In the wake of the decision not to take action against the politicians, including deputy First Minister Michelle O’Neill, all the main unionist parties have demanded the resignation of PSNI chief constable Simon Byrne, claiming he has lost the confidence of their community.
The Sandy Row disturbances, which unfolded ahead of a planned loyalist protest in the area, were met with widespread political condemnation on Friday night.
However, the main non unionist parties also accused unionist leaders of creating the febrile atmosphere and stoking up tensions.
Alliance Justice Minister Naomi Long said: “This is in no-one’s best interests – not the officers dealing with it and not the mostly young people risking their futures by engaging in it.
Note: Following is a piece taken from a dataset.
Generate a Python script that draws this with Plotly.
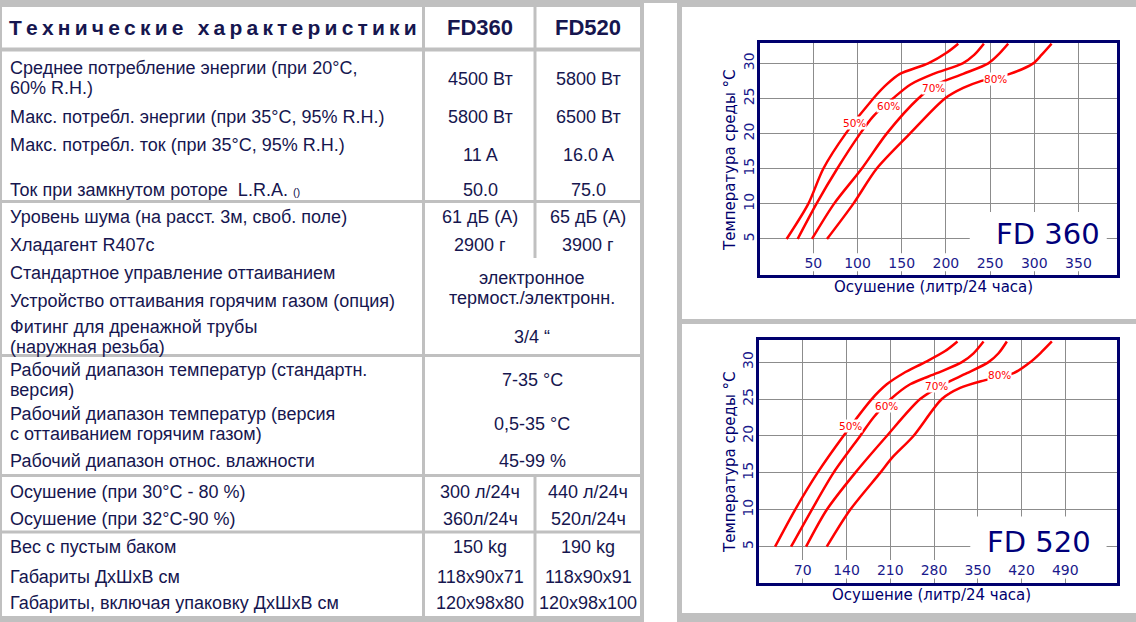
import plotly.graph_objects as go

# ---- table data ----
header_title = "Технические характеристики"
models = ["FD360", "FD520"]

row_labels = [
    "Среднее потребление энергии (при 20°С,<br>60% R.H.)",
    "Макс. потребл. энергии (при 35°С, 95% R.H.)",
    "Макс. потребл. ток (при 35°С, 95% R.H.)",
    "Ток при замкнутом роторе \u00a0L.R.A. <span style='font-size:11px'>()</span>",
    "Уровень шума (на расст. 3м, своб. поле)",
    "Хладагент R407c",
    "Стандартное управление оттаиванием",
    "Устройство оттаивания горячим газом (опция)",
    "Фитинг для дренажной трубы<br>(наружная резьба)",
    "Рабочий диапазон температур (стандартн.<br>версия)",
    "Рабочий диапазон температур (версия<br>с оттаиванием горячим газом)",
    "Рабочий диапазон относ. влажности",
    "Осушение (при 30°С - 80 %)",
    "Осушение (при 32°С-90 %)",
    "Вес с пустым баком",
    "Габариты ДхШхВ см",
    "Габариты, включая упаковку ДхШхВ см",
]
fd360_values = ["4500 Вт", "5800 Вт", "11 A", "50.0", "61 дБ (А)", "2900 г",
                "300 л/24ч", "360л/24ч", "150 kg", "118x90x71", "120x98x80"]
fd520_values = ["5800 Вт", "6500 Вт", "16.0 A", "75.0", "65 дБ (А)", "3900 г",
                "440 л/24ч", "520л/24ч", "190 kg", "118x90x91", "120x98x100"]
shared_values = ["электронное<br>термост./электронн.", "3/4 “", "7-35 °С",
                 "0,5-35 °С", "45-99 %"]

# ---- chart data (temperature vs. dehumidification per RH curve) ----
rh_labels = ["50%", "60%", "70%", "80%"]

fd360_x = [
    [19.8, 44.3, 61.3, 86.6, 117.9, 133, 148, 180, 200.8, 214],
    [32.3, 53.5, 77, 103, 118, 140, 160, 186, 219, 232, 243],
    [48.5, 73.4, 104.7, 133, 168.8, 189.5, 219.6, 248, 259, 270.5],
    [65.5, 95.2, 121.6, 159.3, 198.9, 219.6, 240.4, 272.4, 298.8, 308.2, 319.6],
]
fd360_y = [
    [5, 10, 15, 20, 25, 27, 28.5, 30, 31.5, 32.8],
    [5, 10, 15, 20, 22.5, 25, 27, 28.5, 30, 31.2, 32.8],
    [5, 10, 15, 20, 25, 27, 28.5, 30, 31.2, 32.8],
    [5, 10, 15, 20, 25, 26.5, 27.5, 28.5, 30, 31.2, 32.8],
]
fd360_label_x = [96.4, 134.8, 186.5, 256]
fd360_label_y = [21.5, 24, 26.5, 27.8]

fd520_x = [
    [25.7, 57.7, 93.5, 135, 180.4, 204.4, 231.1, 265.8, 297.8, 317.5],
    [51.3, 84.4, 119.1, 161.8, 183.1, 210.8, 241.8, 284.5, 324.5, 343.2, 359.2],
    [75.3, 108.4, 153.8, 204.4, 257.8, 295.1, 332.5, 367.2, 383.2, 396.5],
    [108.4, 145.8, 193.8, 212.4, 247.1, 292.5, 321.8, 359.2, 407.2, 433.9, 449.9, 468.5],
]
fd520_y = [
    [5, 10, 15, 20, 25, 27, 28.5, 30, 31.5, 32.8],
    [5, 10, 15, 20, 22.5, 25, 27, 28.5, 30, 31.2, 32.8],
    [5, 10, 15, 20, 25, 27, 28.5, 30, 31.2, 32.8],
    [5, 10, 15, 17, 20, 25, 26.5, 27.5, 28.5, 30, 31.2, 32.8],
]
fd520_label_x = [145.8, 203.4, 284.5, 384.8]
fd520_label_y = [21.4, 24.1, 26.8, 28.2]

y_ticks = [5, 10, 15, 20, 25, 30]
fd360_ticks = [50, 100, 150, 200, 250, 300, 350]
fd520_ticks = [70, 140, 210, 280, 350, 420, 490]

# ---- layout constants (pixels in a 1136x622 page) ----
W, H = 1136, 622
GRAY = "#c0c0c0"
NAVY_TXT = "#16164f"
NAVY = "#00006e"
BLUE_TXT = "#1a1a8c"
CHART_FONT = "DejaVu Sans"
TABLE_FONT = "Liberation Sans, Arial"
LINE_GAP = 20.5

label_rows_y = [78, 117, 145, 190, 217, 245, 273, 301, 337, 380, 424, 461, 492, 519, 547, 577, 603]
value_rows_y = [79, 117, 155, 190, 217, 245, 492, 519, 547, 577, 603]
shared_rows_y = [288, 337, 380, 424, 461]
col1_x, col2_x, shared_x = 480, 588, 532


def px(x):
    return x / W


def py(y):
    return 1 - y / H


fig = go.Figure()

# curves
for i, lab in enumerate(rh_labels):
    fig.add_trace(go.Scatter(x=fd360_x[i], y=fd360_y[i], mode="lines", name="FD360 " + lab,
                             line=dict(color="#ff0000", width=2.5, shape="spline", smoothing=0.8),
                             xaxis="x", yaxis="y", hoverinfo="skip"))
    fig.add_trace(go.Scatter(x=fd520_x[i], y=fd520_y[i], mode="lines", name="FD520 " + lab,
                             line=dict(color="#ff0000", width=2.5, shape="spline", smoothing=0.8),
                             xaxis="x2", yaxis="y2", hoverinfo="skip"))

shapes = []
annotations = []

# white panels
for x0, x1, y0, y1 in [(2, 640, 7, 616), (644, 677, 3, 622), (682, W, 7, 319), (682, W, 324, 613)]:
    shapes.append(dict(type="rect", xref="paper", yref="paper", x0=px(x0), x1=px(x1),
                       y0=py(y1), y1=py(y0), fillcolor="white", line=dict(width=0), layer="below"))


# table grid lines
def hline(y, w=3, x0=2, x1=640):
    shapes.append(dict(type="line", xref="paper", yref="paper", x0=px(x0), x1=px(x1),
                       y0=py(y), y1=py(y), line=dict(color=GRAY, width=w), layer="above"))


def vline(x, y0, y1, w=3):
    shapes.append(dict(type="line", xref="paper", yref="paper", x0=px(x), x1=px(x),
                       y0=py(y0), y1=py(y1), line=dict(color=GRAY, width=w), layer="above"))


hline(49.5, 4)
for y in [201.5, 355.5, 475.5, 532]:
    hline(y)
vline(423.5, 7, 616)
vline(535, 7, 258)
vline(535, 475, 616)


def table_text(txt, x, y, anchor="left", size=18, bold=False):
    lines = txt.split("<br>")
    top = y - LINE_GAP * (len(lines) - 1) / 2
    for k, line in enumerate(lines):
        annotations.append(dict(xref="paper", yref="paper", x=px(x), y=py(top + k * LINE_GAP),
                                xanchor=anchor, yanchor="middle", showarrow=False,
                                text="<b>" + line + "</b>" if bold else line,
                                font=dict(family=TABLE_FONT, size=size, color=NAVY_TXT)))


table_text("\u2009".join(header_title), 7, 28, size=21, bold=True)
for m, cx in zip(models, [col1_x, col2_x]):
    table_text(m, cx, 28, anchor="center", size=22, bold=True)
for txt, y in zip(row_labels, label_rows_y):
    table_text(txt, 8, y)
for a, b, y in zip(fd360_values, fd520_values, value_rows_y):
    table_text(a, col1_x, y, anchor="center")
    table_text(b, col2_x, y, anchor="center")
for txt, y in zip(shared_values, shared_rows_y):
    table_text(txt, shared_x, y, anchor="center")

# chart extras
charts = [
    dict(ax="", name="FD 360", lx=fd360_label_x, ly=fd360_label_y, box=(227, 382, 2.95, 8.85),
         band=(-10.3, 393.6, 0.4, 2.95), name_xy=(315, 5.7), ytitle=160, xtitle=(933, 287)),
    dict(ax="2", name="FD 520", lx=fd520_label_x, ly=fd520_label_y, box=(338, 556, 3.2, 9.1),
         band=(0, 572.7, 0.7, 3.2), name_xy=(448, 5.6), ytitle=462, xtitle=(931, 595)),
]
for c in charts:
    xr, yr = "x" + c["ax"], "y" + c["ax"]
    bx0, bx1, by0, by1 = c["band"]
    shapes.append(dict(type="rect", xref=xr, yref=yr, x0=bx0, x1=bx1, y0=by0, y1=by1,
                       fillcolor="white", line=dict(width=0), layer="between"))
    bx0, bx1, by0, by1 = c["box"]
    shapes.append(dict(type="rect", xref=xr, yref=yr, x0=bx0, x1=bx1, y0=by0, y1=by1,
                       fillcolor="white", line=dict(width=0), layer="between"))
    for lab, x, y in zip(rh_labels, c["lx"], c["ly"]):
        annotations.append(dict(xref=xr, yref=yr, x=x, y=y, text=lab, showarrow=False,
                                bgcolor="white", borderpad=0,
                                font=dict(family=CHART_FONT, size=10.5, color="#ff0000")))
    annotations.append(dict(xref=xr, yref=yr, x=c["name_xy"][0], y=c["name_xy"][1], text=c["name"],
                            showarrow=False, font=dict(family=CHART_FONT, size=29, color="#00007a")))
    annotations.append(dict(xref="paper", yref="paper", x=px(730), y=py(c["ytitle"]),
                            xanchor="center", yanchor="middle",
                            text="Температура среды °С", textangle=-90, showarrow=False,
                            font=dict(family=CHART_FONT, size=15, color=NAVY)))
    annotations.append(dict(xref="paper", yref="paper", x=px(c["xtitle"][0]), y=py(c["xtitle"][1]),
                            xanchor="center", yanchor="middle",
                            text="Осушение (литр/24 часа)", showarrow=False,
                            font=dict(family=CHART_FONT, size=15, color=NAVY)))

axis_common = dict(showgrid=True, gridcolor="#8c8c8c", gridwidth=1.3, zeroline=False,
                   showline=True, mirror=True, linecolor=NAVY, linewidth=3, ticks="",
                   tickfont=dict(family=CHART_FONT, size=14, color=BLUE_TXT), fixedrange=True)

fig.update_layout(
    width=W, height=H,
    margin=dict(l=0, r=0, t=0, b=0),
    paper_bgcolor=GRAY,
    plot_bgcolor="white",
    showlegend=False,
    shapes=shapes,
    annotations=annotations,
    xaxis=dict(domain=[px(760), px(1117)], range=[-10.3, 393.6], tickvals=fd360_ticks,
               ticklabelposition="inside", ticklabelstandoff=4, anchor="y", **axis_common),
    yaxis=dict(domain=[py(275), py(43)], range=[-0.13, 32.9], tickvals=y_ticks, tickangle=-90,
               ticklabelstandoff=-3, anchor="x", **axis_common),
    xaxis2=dict(domain=[px(759), px(1117)], range=[0, 572.7], tickvals=fd520_ticks,
                ticklabelposition="inside", ticklabelstandoff=5, anchor="y2", **axis_common),
    yaxis2=dict(domain=[py(583), py(340)], range=[0.08, 33.0], tickvals=y_ticks, tickangle=-90,
                ticklabelstandoff=-3, anchor="x2", **axis_common),
)

fig.write_html("out.html", config={"displayModeBar": False},
               post_script="document.body.style.margin='0px';")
“It’s incumbent on leaders to behave responsibly and dial down the inflammatory rhetoric over recent days. Words have consequences.”
SDLP South Belfast MP Claire Hanna tweeted: “Sad to see disorder in Sandy Row. Usual suspects with no vision whip up tension for electoral gain, which they never use to improve life for those they pretend to represent. History repeats, people lose hope, kids get criminal records, communities pull apart. There’s a better way.”
DUP MLA for the area Christopher Stalford said: “Given the actions of the Deputy First Minister some folks may believe that they can break the rules.
“That is not the case – two wrongs don’t make a right.
“The vast majority of people involved in this incident were under the age of 18.
“I do not want to see young people, acting out of frustration at recent developments landing themselves in trouble with the law and ending up with criminal records.
“Everyone must be equal under the law and equally subject to it, from the highest office holder in the land to every other citizen.”
Sinn Fein MP for West Belfast Paul Maskey said: “The DUP and political unionism are failing unionist working class communities through their dangerous and irresponsible rhetoric which is continuing to lead to heightened tensions.
“This is a time for calm heads and responsible leadership.
“I appeal to the DUP and political unionism to show leadership, to end their dangerous rhetoric and to ensure there is an urgent de-escalation of tensions.”
In response to the incident, Ulster Unionist MLA Doug Beattie tweeted: “Stop please……. this is not going to help anyone or change anything. It damages and endangers your own community, it undermines any grievance you might have and it will achieve nothing.”
The Police Federation, which represents rank and file officers, tweeted: “Once again the outworkings of political flux in Northern Ireland results in our @PoliceServiceNI colleagues being attacked.
“No excuse for violence and condemnation across the political spectrum would be welcome.”